## DIRECTION
Please print exactly the lines below, from the start of the material up to and including the line with "Chart.register(...registerables);", but none of the pictures.
----------------------------------------
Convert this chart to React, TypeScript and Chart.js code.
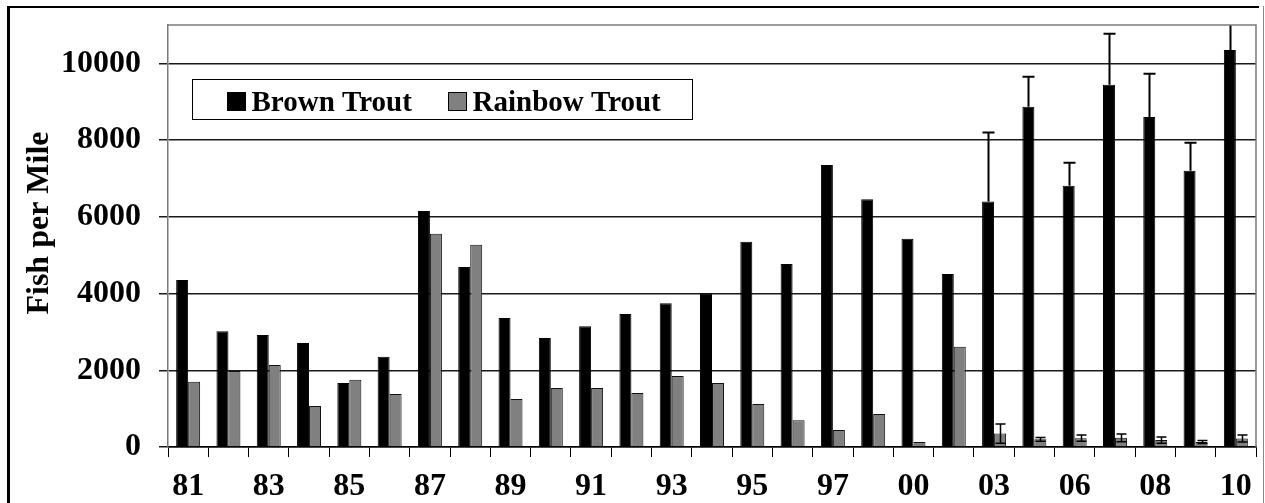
import React, { useEffect, useRef } from 'react';
import { Chart, registerables } from 'chart.js';

Chart.register(...registerables);

const years = [
  '81', '82', '83', '84', '85', '86', '87', '88', '89', '90', '91', '92', '93', '94',
  '95', '96', '97', '98', '00', '02', '03', '04', '06', '07', '08', '09', '10',
];
const brownTrout = [
  4350, 3020, 2920, 2710, 1670, 2350, 6150, 4690, 3360, 2840, 3150, 3470, 3750, 4010,
  5350, 4770, 7350, 6460, 5430, 4510, 6400, 8870, 6810, 9440, 8600, 7200, 10350,
];
const rainbowTrout = [
  1700, 1980, 2140, 1070, 1750, 1380, 5560, 5270, 1250, 1540, 1540, 1410, 1850, 1670,
  1120, 700, 440, 860, 130, 2610, 350, 200, 230, 240, 180, 130, 220,
];
const brownErr: (number | null)[] = [
  null, null, null, null, null, null, null, null, null, null, null, null, null, null,
  null, null, null, null, null, null, 1800, 780, 600, 1330, 1130, 730, 900,
];
const rainbowErr: (number | null)[] = [
  null, null, null, null, null, null, null, null, null, null, null, null, null, null,
  null, null, null, null, null, null, 250, 50, 80, 100, 80, 40, 90,
];
const yTickValues = [0, 2000, 4000, 6000, 8000, 10000];
const yAxisMax = 11000;
const yAxisTitle = 'Fish per Mile';

const FONT = '"Liberation Serif", "Times New Roman", serif';

const framePlugin = {
  id: 'frame',
  beforeDraw(chart: any) {
    const ctx = chart.ctx;
    ctx.save();
    ctx.fillStyle = '#fff';
    ctx.fillRect(0, 0, chart.width, chart.height);
    ctx.strokeStyle = '#000';
    ctx.lineWidth = 2;
    ctx.beginPath();
    ctx.moveTo(8.5, chart.height + 5);
    ctx.lineTo(8.5, 7);
    ctx.lineTo(1259, 7);
    ctx.stroke();
    ctx.lineWidth = 3;
    ctx.beginPath();
    ctx.moveTo(8.5, chart.height + 5);
    ctx.lineTo(8.5, 6);
    ctx.stroke();
    ctx.strokeStyle = '#888';
    ctx.lineWidth = 1;
    ctx.beginPath();
    ctx.moveTo(1263.5, 6);
    ctx.lineTo(1263.5, chart.height + 5);
    ctx.stroke();
    ctx.restore();
  },
  afterDraw(chart: any) {
    const ctx = chart.ctx;
    const a = chart.chartArea;
    ctx.save();
    ctx.strokeStyle = '#7a7a7a';
    ctx.lineWidth = 1.5;
    ctx.beginPath();
    ctx.moveTo(a.left, a.top);
    ctx.lineTo(a.right, a.top);
    ctx.lineTo(a.right, a.bottom);
    ctx.stroke();
    // y axis title
    ctx.translate(40, (a.top + a.bottom) / 2 - 13);
    ctx.rotate(-Math.PI / 2);
    ctx.font = `bold 32px ${FONT}`;
    ctx.fillStyle = '#000';
    ctx.textAlign = 'center';
    ctx.textBaseline = 'middle';
    ctx.fillText(yAxisTitle, 0, 0);
    ctx.restore();
  },
};

const errorBarPlugin = {
  id: 'errorBars',
  afterDatasetsDraw(chart: any) {
    const ctx = chart.ctx;
    const y = chart.scales.y;
    const a = chart.chartArea;
    ctx.save();
    ctx.beginPath();
    ctx.rect(a.left, a.top, a.right - a.left, a.bottom - a.top);
    ctx.clip();
    chart.data.datasets.forEach((ds: any, di: number) => {
      const errs = ds.errors;
      if (!errs) return;
      const meta = chart.getDatasetMeta(di);
      meta.data.forEach((bar: any, i: number) => {
        const e = errs[i];
        if (e == null) return;
        const v = ds.data[i];
        const x = Math.round(bar.x) + 0.5;
        const yTop = y.getPixelForValue(v + e);
        const yBot = ds.errBoth ? y.getPixelForValue(Math.max(0, v - e)) : y.getPixelForValue(v);
        const cw = ds.capWidth / 2;
        ctx.strokeStyle = '#000';
        ctx.lineWidth = ds.errWidth;
        ctx.beginPath();
        ctx.moveTo(x, yTop);
        ctx.lineTo(x, yBot);
        ctx.moveTo(x - cw, yTop);
        ctx.lineTo(x + cw, yTop);
        if (ds.errBoth) {
          ctx.moveTo(x - cw, yBot);
          ctx.lineTo(x + cw, yBot);
        }
        ctx.stroke();
      });
    });
    ctx.restore();
  },
};

const legendPlugin = {
  id: 'boxLegend',
  afterDraw(chart: any) {
    const ctx = chart.ctx;
    const a = chart.chartArea;
    const bx = a.left + 24.5;
    const by = a.top + 54.5;
    const bw = 500;
    const bh = 40;
    ctx.save();
    ctx.fillStyle = '#fff';
    ctx.fillRect(bx, by, bw, bh);
    ctx.strokeStyle = '#000';
    ctx.lineWidth = 1;
    ctx.strokeRect(bx, by, bw, bh);
    ctx.font = `bold 29px ${FONT}`;
    ctx.textBaseline = 'alphabetic';
    ctx.textAlign = 'left';
    const starts = [bx + 35, bx + 256];
    chart.data.datasets.forEach((ds: any, i: number) => {
      const sx = starts[i];
      ctx.fillStyle = ds.backgroundColor;
      ctx.fillRect(sx, by + 13, 18, 18);
      ctx.strokeStyle = '#000';
      ctx.lineWidth = 1;
      ctx.strokeRect(sx, by + 13, 18, 18);
      ctx.fillStyle = '#000';
      ctx.fillText(ds.label, sx + 24, by + 31);
    });
    ctx.restore();
  },
};

export default function App() {
  const ref = useRef<HTMLCanvasElement | null>(null);

  useEffect(() => {
    if (!ref.current) return;
    const chart = new Chart(ref.current, {
      type: 'bar',
      data: {
        labels: years,
        datasets: [
          {
            label: 'Brown Trout',
            data: brownTrout,
            backgroundColor: '#000000',
            borderColor: '#000000',
            borderWidth: 1,
            errors: brownErr,
            errBoth: false,
            errWidth: 2,
            capWidth: 12,
          } as any,
          {
            label: 'Rainbow Trout',
            data: rainbowTrout,
            backgroundColor: '#808080',
            borderColor: '#111111',
            borderWidth: 1,
            errors: rainbowErr,
            errBoth: true,
            errWidth: 1.5,
            capWidth: 10,
          } as any,
        ],
      },
      options: {
        animation: false,
        responsive: false,
        categoryPercentage: 0.595,
        barPercentage: 1.0,
        layout: { padding: { left: 16, top: 25, right: 9, bottom: 0 } },
        plugins: {
          legend: { display: false },
          tooltip: { enabled: false },
        },
        scales: {
          x: {
            offset: true,
            grid: {
              offset: true,
              drawOnChartArea: false,
              drawTicks: true,
              tickLength: 10,
              color: '#000',
              lineWidth: 1,
            },
            border: { color: '#000', width: 1.5 },
            ticks: {
              autoSkip: false,
              maxRotation: 0,
              minRotation: 0,
              padding: 11,
              color: '#000',
              font: { family: FONT, size: 32, weight: 'bold' },
              callback: (_v: any, i: number) => (i % 2 === 0 ? years[i] : ''),
            },
            afterFit: (scale: any) => {
              scale.height = 56;
              scale.paddingLeft = 0;
              scale.paddingRight = 0;
            },
          },
          y: {
            min: 0,
            max: yAxisMax,
            afterBuildTicks: (axis: any) => {
              axis.ticks = yTickValues.map((v) => ({ value: v }));
            },
            grid: {
              color: '#1a1a1a',
              lineWidth: 1.5,
              drawTicks: true,
              tickLength: 9,
            },
            border: { color: '#7a7a7a', width: 1.5 },
            ticks: {
              padding: 18,
              color: '#000',
              font: { family: FONT, size: 32, weight: 'bold' },
              callback: (v: any) => String(v),
            },
            title: { display: false },
            afterFit: (scale: any) => {
              scale.width = 152;
              scale.paddingTop = 0;
              scale.paddingBottom = 0;
            },
          },
        },
      } as any,
      plugins: [framePlugin, errorBarPlugin, legendPlugin],
    });
    return () => chart.destroy();
  }, []);

  return (
    <div style={{ position: 'fixed', left: 0, top: 0, width: 1265, height: 503 }}>
      <canvas ref={ref} width={1265} height={503} style={{ display: 'block' }} />
    </div>
  );
}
----------------------------------------
## SOLVED PROBLEM
Convert this chart to React, TypeScript and Chart.js code.
import React, { useEffect, useRef } from 'react';
import { Chart, registerables } from 'chart.js';

Chart.register(...registerables);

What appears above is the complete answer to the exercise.